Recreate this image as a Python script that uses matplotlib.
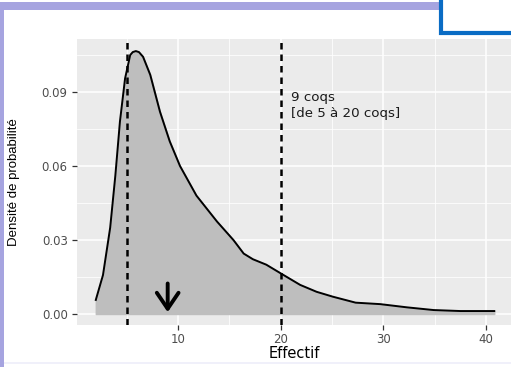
...
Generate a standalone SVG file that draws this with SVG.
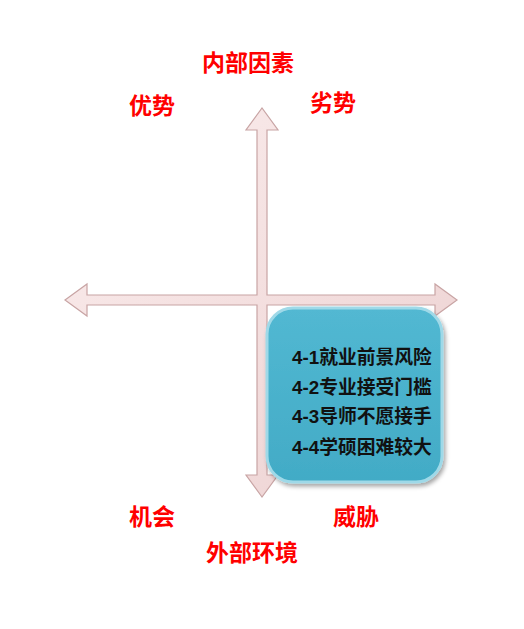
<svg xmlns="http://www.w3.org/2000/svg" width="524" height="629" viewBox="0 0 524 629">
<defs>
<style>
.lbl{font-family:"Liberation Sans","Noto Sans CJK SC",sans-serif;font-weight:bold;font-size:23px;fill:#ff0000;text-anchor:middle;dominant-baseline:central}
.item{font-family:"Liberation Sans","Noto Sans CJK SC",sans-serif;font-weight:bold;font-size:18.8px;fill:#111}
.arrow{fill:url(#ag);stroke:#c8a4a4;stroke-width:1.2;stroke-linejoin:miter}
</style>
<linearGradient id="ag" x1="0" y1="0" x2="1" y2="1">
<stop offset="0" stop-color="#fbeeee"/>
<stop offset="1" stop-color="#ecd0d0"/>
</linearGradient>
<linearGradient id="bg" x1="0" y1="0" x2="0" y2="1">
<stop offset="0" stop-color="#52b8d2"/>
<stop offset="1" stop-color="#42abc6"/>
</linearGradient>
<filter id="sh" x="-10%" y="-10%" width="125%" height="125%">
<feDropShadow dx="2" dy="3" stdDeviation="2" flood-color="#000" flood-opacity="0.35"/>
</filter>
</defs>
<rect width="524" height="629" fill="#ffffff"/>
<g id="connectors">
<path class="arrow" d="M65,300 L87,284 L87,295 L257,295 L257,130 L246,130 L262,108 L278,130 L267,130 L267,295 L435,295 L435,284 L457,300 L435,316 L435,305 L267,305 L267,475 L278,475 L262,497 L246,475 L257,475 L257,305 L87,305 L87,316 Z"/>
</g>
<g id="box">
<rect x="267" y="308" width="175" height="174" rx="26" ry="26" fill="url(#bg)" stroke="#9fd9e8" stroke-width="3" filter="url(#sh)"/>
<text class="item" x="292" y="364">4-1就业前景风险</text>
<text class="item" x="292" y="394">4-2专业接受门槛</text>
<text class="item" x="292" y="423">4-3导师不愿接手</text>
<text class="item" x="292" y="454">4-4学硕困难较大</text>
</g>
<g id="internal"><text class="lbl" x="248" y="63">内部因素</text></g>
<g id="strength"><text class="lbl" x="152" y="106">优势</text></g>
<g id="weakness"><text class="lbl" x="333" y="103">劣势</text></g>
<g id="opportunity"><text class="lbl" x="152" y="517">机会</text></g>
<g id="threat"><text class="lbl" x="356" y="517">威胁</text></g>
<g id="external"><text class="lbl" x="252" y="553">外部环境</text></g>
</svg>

# Written exercise:
Figure out how many lines of the data above include "this", then give the number and nothing more.

# Reply:
2